**Direction:**
Without including any pictures, write out the listing below exactly.

**Data section:**

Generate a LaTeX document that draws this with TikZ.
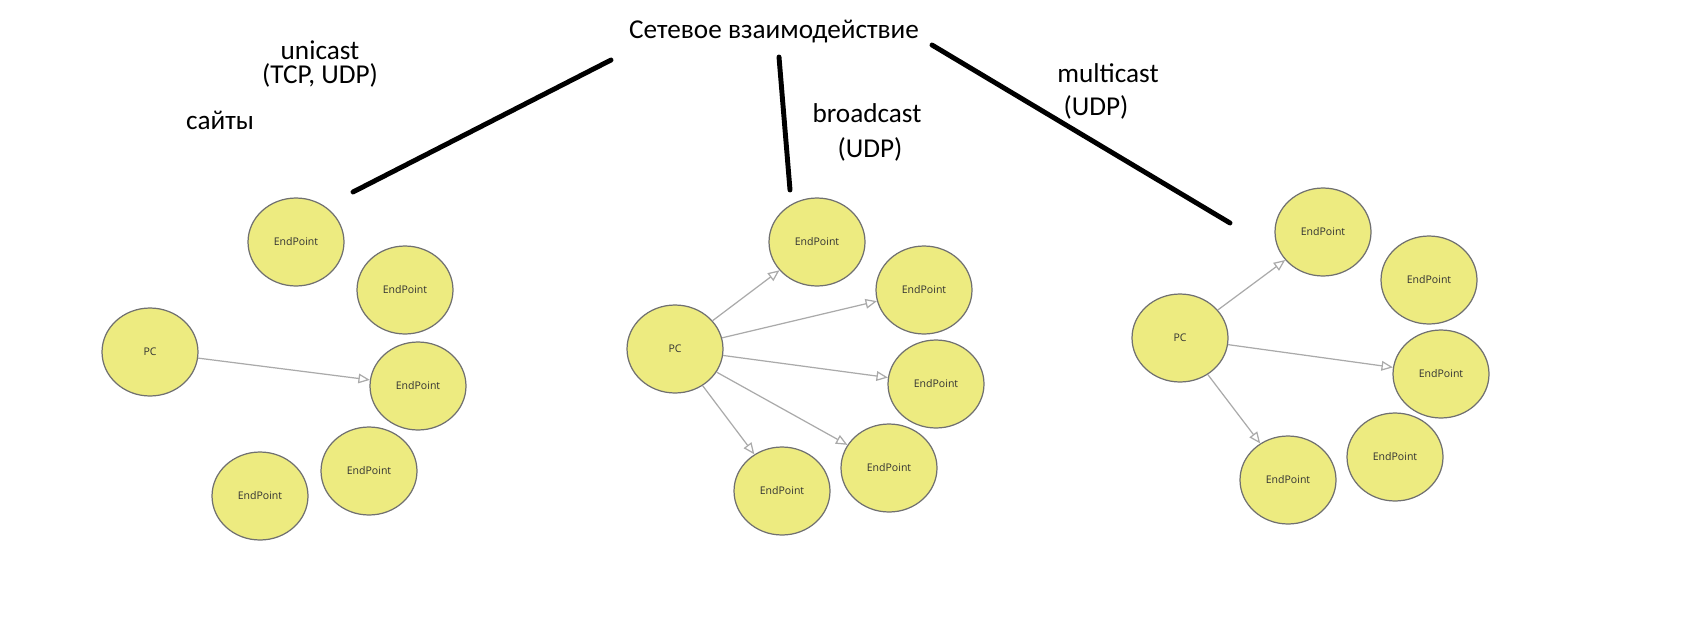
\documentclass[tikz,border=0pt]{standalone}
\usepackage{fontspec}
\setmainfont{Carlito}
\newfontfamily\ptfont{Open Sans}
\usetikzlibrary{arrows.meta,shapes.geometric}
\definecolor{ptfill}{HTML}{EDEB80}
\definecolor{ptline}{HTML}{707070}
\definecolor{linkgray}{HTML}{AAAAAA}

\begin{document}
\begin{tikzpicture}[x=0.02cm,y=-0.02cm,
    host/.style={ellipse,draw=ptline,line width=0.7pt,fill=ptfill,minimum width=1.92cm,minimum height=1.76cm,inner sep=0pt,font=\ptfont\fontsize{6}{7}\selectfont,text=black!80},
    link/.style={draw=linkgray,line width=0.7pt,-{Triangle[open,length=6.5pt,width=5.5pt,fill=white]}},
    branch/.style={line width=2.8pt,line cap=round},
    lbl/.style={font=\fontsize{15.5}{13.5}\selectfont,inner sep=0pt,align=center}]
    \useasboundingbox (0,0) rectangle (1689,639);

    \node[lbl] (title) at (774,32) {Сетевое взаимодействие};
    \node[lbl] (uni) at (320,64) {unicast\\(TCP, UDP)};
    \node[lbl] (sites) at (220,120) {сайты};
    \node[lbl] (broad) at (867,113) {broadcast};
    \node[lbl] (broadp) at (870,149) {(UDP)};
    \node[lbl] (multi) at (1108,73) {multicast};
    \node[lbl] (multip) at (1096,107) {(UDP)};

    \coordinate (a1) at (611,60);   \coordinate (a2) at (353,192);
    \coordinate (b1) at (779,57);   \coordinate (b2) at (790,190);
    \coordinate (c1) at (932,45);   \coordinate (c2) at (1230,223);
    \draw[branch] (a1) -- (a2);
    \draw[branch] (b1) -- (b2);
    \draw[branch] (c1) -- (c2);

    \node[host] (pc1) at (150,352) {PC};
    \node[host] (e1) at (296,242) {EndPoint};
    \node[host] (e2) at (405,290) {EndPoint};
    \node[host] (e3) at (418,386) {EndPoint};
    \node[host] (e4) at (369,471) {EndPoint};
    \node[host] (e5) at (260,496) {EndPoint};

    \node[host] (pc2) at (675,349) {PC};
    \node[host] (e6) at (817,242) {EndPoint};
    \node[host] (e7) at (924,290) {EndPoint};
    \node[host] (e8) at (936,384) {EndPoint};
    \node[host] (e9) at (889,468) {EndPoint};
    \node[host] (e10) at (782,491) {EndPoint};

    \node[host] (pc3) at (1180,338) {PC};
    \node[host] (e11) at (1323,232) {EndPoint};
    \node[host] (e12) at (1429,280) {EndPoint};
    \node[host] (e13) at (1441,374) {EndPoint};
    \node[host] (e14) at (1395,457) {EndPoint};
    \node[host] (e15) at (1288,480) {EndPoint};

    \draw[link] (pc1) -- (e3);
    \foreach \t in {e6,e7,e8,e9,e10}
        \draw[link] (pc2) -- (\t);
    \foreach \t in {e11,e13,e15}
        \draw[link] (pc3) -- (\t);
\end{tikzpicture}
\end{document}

**The solution:**
Generate a LaTeX document that draws this with TikZ.
\documentclass[tikz,border=0pt]{standalone}
\usepackage{fontspec}
\setmainfont{Carlito}
\newfontfamily\ptfont{Open Sans}
\usetikzlibrary{arrows.meta,shapes.geometric}
\definecolor{ptfill}{HTML}{EDEB80}
\definecolor{ptline}{HTML}{707070}
\definecolor{linkgray}{HTML}{AAAAAA}

\begin{document}
\begin{tikzpicture}[x=0.02cm,y=-0.02cm,
    host/.style={ellipse,draw=ptline,line width=0.7pt,fill=ptfill,minimum width=1.92cm,minimum height=1.76cm,inner sep=0pt,font=\ptfont\fontsize{6}{7}\selectfont,text=black!80},
    link/.style={draw=linkgray,line width=0.7pt,-{Triangle[open,length=6.5pt,width=5.5pt,fill=white]}},
    branch/.style={line width=2.8pt,line cap=round},
    lbl/.style={font=\fontsize{15.5}{13.5}\selectfont,inner sep=0pt,align=center}]
    \useasboundingbox (0,0) rectangle (1689,639);

    \node[lbl] (title) at (774,32) {Сетевое взаимодействие};
    \node[lbl] (uni) at (320,64) {unicast\\(TCP, UDP)};
    \node[lbl] (sites) at (220,120) {сайты};
    \node[lbl] (broad) at (867,113) {broadcast};
    \node[lbl] (broadp) at (870,149) {(UDP)};
    \node[lbl] (multi) at (1108,73) {multicast};
    \node[lbl] (multip) at (1096,107) {(UDP)};

    \coordinate (a1) at (611,60);   \coordinate (a2) at (353,192);
    \coordinate (b1) at (779,57);   \coordinate (b2) at (790,190);
    \coordinate (c1) at (932,45);   \coordinate (c2) at (1230,223);
    \draw[branch] (a1) -- (a2);
    \draw[branch] (b1) -- (b2);
    \draw[branch] (c1) -- (c2);

    \node[host] (pc1) at (150,352) {PC};
    \node[host] (e1) at (296,242) {EndPoint};
    \node[host] (e2) at (405,290) {EndPoint};
    \node[host] (e3) at (418,386) {EndPoint};
    \node[host] (e4) at (369,471) {EndPoint};
    \node[host] (e5) at (260,496) {EndPoint};

    \node[host] (pc2) at (675,349) {PC};
    \node[host] (e6) at (817,242) {EndPoint};
    \node[host] (e7) at (924,290) {EndPoint};
    \node[host] (e8) at (936,384) {EndPoint};
    \node[host] (e9) at (889,468) {EndPoint};
    \node[host] (e10) at (782,491) {EndPoint};

    \node[host] (pc3) at (1180,338) {PC};
    \node[host] (e11) at (1323,232) {EndPoint};
    \node[host] (e12) at (1429,280) {EndPoint};
    \node[host] (e13) at (1441,374) {EndPoint};
    \node[host] (e14) at (1395,457) {EndPoint};
    \node[host] (e15) at (1288,480) {EndPoint};

    \draw[link] (pc1) -- (e3);
    \foreach \t in {e6,e7,e8,e9,e10}
        \draw[link] (pc2) -- (\t);
    \foreach \t in {e11,e13,e15}
        \draw[link] (pc3) -- (\t);
\end{tikzpicture}
\end{document}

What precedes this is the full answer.